Just About Famous (2010)

justaboutfamousI really hope Blue Collar Films manages to re-visit “Just About Famous” someday, because there is at least ninety minutes of entertaining material to be tapped from the lives of celebrity impersonators and their confrontations with people who are convinced they’re the iconic celebrities they resemble. However as a fourteen minute feature, “Just About Famous” is a hysterical and absolutely entertaining documentary about the lives of a small group of celebrity impersonators who resemble some of the most famous people in America, for better or for worse.

Directors Mamula, and Kovacsev set down on a profession that is often deemed as weird and surreal by most people in America who view the folks imitating actors like Robert DeNiro and Whoopi Goldberg as absolute head cases. But both directors completely destroy all pre-conceived notions exploring their obstacles in leading normal lives often being mistaken by awe struck waiters, and eager fan boys, and just like everyone else in America, they have decided to make money off of their assets and build a career out of their talents for mimicking household names.

“Just About Famous” is as surreal as the premise indicates, interviewing folks who bear striking resemblances to Robin Williams, Kenny Rogers, Britney Spears, and the like, all of whom have almost had to deal with sudden fame as the actual personalities have. There is so much great material to be mined here that results in some excellent entertainment that kept me smiling from ear to ear the whole time, including the DeNiro lookalike and his outburst at a waitress who refused to accept he wasn’t actually DeNiro, an Oprah lookalike who, even after showing a fan her ID, had to insist she wasn’t actually Oprah, and a Kenny Rogers lookalike who hurt the feelings of a fan who insisted he was the real Rogers.

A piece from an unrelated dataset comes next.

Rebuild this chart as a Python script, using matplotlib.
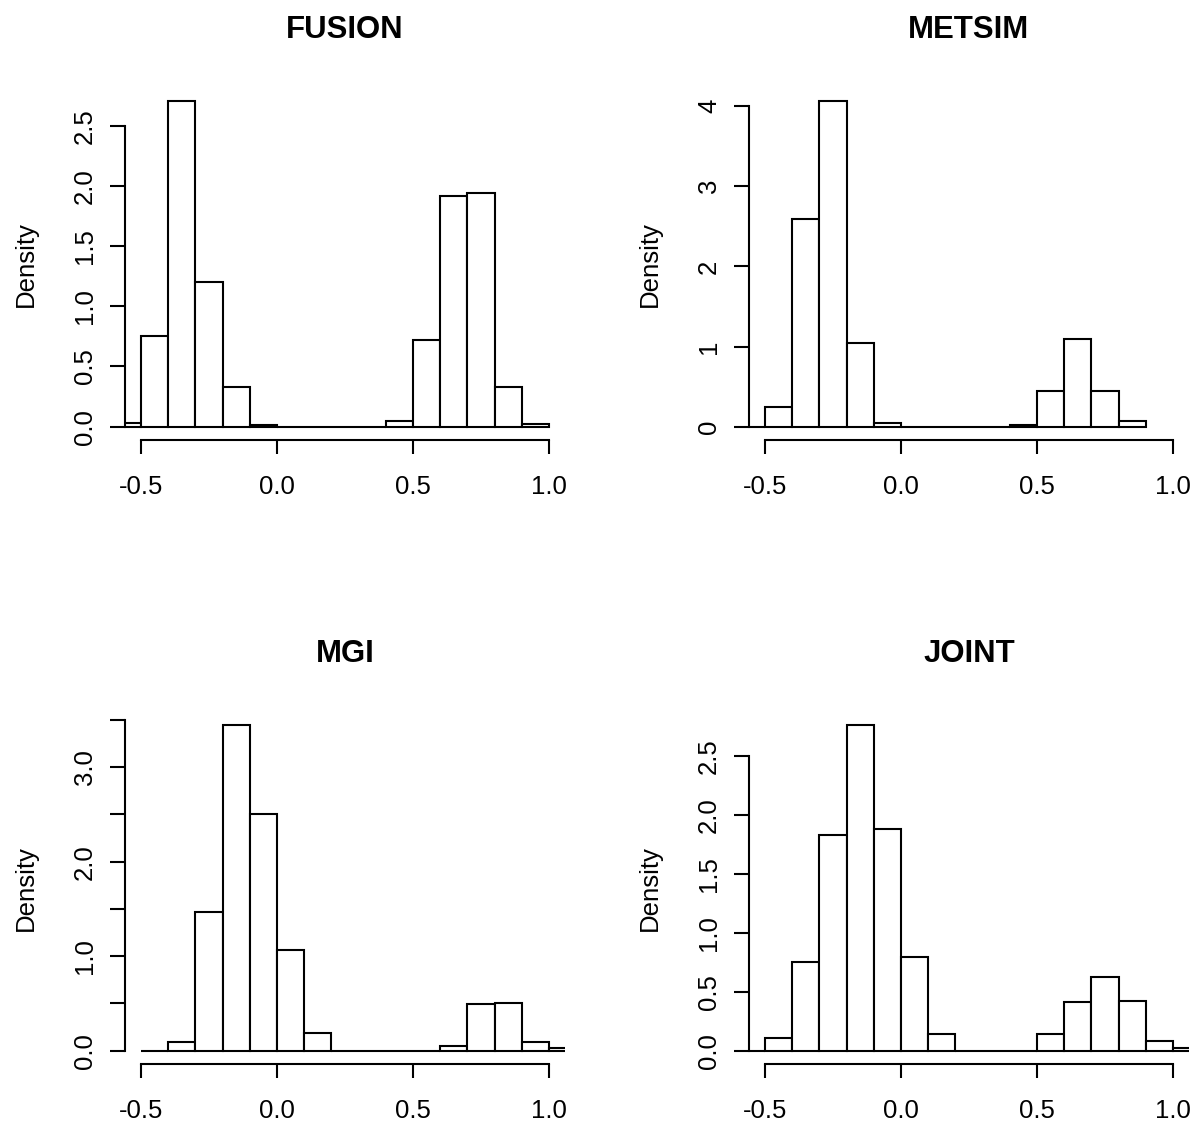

And like most documentaries of this ilk, the directors don’t mock or exploit their subjects, but instead depict them as normal folks who demystify their profession explaining that they’re aware they’re not the actual celebrities they depict, are not at all mentally ill, and are just trying to perform and make a dime off of it like everyone else. “Just About Famous” is deserving if a large audience, and a feature length format. It’s one I’d definitely watch again. I hope Blue Collar Films re-visits this territory again someday since “Just About Famous” is worthy of being a feature length comedy documentary that spotlights a rare corner of show business many people roll their eyes and look down on, but very few actually understand. It’s a human, hilarious, and entertaining documentary and one I look forward to seeing run the festival circuit.